━━━ SUPPLIED MATERIAL
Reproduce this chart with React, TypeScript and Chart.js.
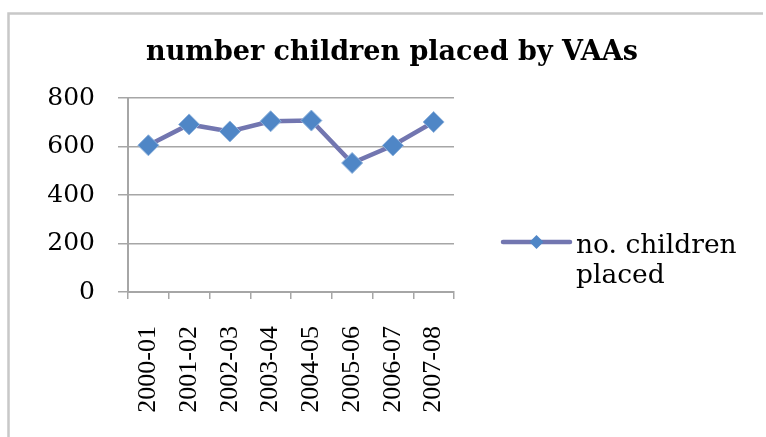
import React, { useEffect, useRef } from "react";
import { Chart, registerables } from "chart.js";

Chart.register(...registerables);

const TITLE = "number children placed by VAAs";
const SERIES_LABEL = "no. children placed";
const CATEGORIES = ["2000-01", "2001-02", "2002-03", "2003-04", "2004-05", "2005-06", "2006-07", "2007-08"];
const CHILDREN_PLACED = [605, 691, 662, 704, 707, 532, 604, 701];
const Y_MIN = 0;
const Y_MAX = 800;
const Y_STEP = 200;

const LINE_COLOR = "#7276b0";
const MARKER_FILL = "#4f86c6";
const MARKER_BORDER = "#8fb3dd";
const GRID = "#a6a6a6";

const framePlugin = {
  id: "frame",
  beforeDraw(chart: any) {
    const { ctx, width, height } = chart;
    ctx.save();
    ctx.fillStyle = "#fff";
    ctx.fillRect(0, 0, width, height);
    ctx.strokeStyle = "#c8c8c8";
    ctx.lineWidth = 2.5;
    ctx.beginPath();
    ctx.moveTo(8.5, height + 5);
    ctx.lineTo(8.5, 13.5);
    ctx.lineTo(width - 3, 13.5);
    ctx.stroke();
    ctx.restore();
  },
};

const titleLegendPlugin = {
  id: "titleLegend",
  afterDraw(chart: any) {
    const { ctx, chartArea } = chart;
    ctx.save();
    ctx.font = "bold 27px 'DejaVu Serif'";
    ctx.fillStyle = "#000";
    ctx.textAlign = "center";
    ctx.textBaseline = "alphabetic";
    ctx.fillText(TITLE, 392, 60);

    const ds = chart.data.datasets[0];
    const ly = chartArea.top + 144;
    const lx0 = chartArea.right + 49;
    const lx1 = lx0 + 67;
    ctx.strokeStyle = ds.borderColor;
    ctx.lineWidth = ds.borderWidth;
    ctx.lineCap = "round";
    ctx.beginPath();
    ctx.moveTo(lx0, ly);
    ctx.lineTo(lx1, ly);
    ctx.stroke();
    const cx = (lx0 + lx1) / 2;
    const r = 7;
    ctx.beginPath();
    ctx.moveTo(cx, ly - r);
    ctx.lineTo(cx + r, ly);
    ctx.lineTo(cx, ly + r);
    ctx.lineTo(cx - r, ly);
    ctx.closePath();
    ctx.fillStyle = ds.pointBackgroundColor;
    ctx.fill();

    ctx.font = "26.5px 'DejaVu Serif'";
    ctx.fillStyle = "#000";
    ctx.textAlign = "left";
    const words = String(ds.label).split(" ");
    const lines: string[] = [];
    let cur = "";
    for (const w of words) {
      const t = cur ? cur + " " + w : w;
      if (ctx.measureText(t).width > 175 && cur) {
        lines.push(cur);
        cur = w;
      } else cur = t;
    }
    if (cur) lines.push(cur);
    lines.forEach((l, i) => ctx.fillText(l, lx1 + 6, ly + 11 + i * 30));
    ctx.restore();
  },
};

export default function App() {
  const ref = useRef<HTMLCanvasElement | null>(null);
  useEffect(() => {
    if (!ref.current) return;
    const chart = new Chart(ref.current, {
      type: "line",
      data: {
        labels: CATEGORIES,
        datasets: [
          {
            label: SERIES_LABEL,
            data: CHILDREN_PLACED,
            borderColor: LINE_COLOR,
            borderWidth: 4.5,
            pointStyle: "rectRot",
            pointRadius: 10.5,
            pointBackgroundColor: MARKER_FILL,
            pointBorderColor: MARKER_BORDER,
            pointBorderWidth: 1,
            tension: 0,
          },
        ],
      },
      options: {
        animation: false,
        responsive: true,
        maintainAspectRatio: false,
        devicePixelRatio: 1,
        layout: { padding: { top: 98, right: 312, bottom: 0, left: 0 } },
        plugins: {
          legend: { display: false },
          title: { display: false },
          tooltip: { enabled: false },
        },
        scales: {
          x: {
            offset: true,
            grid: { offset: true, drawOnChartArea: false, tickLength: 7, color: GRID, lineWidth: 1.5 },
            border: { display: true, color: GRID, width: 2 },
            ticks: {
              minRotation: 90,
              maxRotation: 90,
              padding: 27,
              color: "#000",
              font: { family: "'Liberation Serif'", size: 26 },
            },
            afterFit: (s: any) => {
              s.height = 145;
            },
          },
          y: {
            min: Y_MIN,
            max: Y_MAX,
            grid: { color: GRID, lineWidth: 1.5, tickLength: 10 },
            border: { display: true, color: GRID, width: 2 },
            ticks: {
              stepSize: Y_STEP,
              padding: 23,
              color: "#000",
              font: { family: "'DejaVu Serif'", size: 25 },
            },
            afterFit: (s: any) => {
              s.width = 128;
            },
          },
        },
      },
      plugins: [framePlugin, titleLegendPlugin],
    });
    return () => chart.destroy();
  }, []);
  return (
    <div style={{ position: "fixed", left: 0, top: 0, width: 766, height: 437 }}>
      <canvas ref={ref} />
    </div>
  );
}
━━━━━━
TASK DIRECTIONS: Please extract exactly the lines of the data, from the first through the line containing "Chart.register(...registerables);", and add no pictures to the copy.

EXPECTED OUTPUT:
Reproduce this chart with React, TypeScript and Chart.js.
import React, { useEffect, useRef } from "react";
import { Chart, registerables } from "chart.js";

Chart.register(...registerables);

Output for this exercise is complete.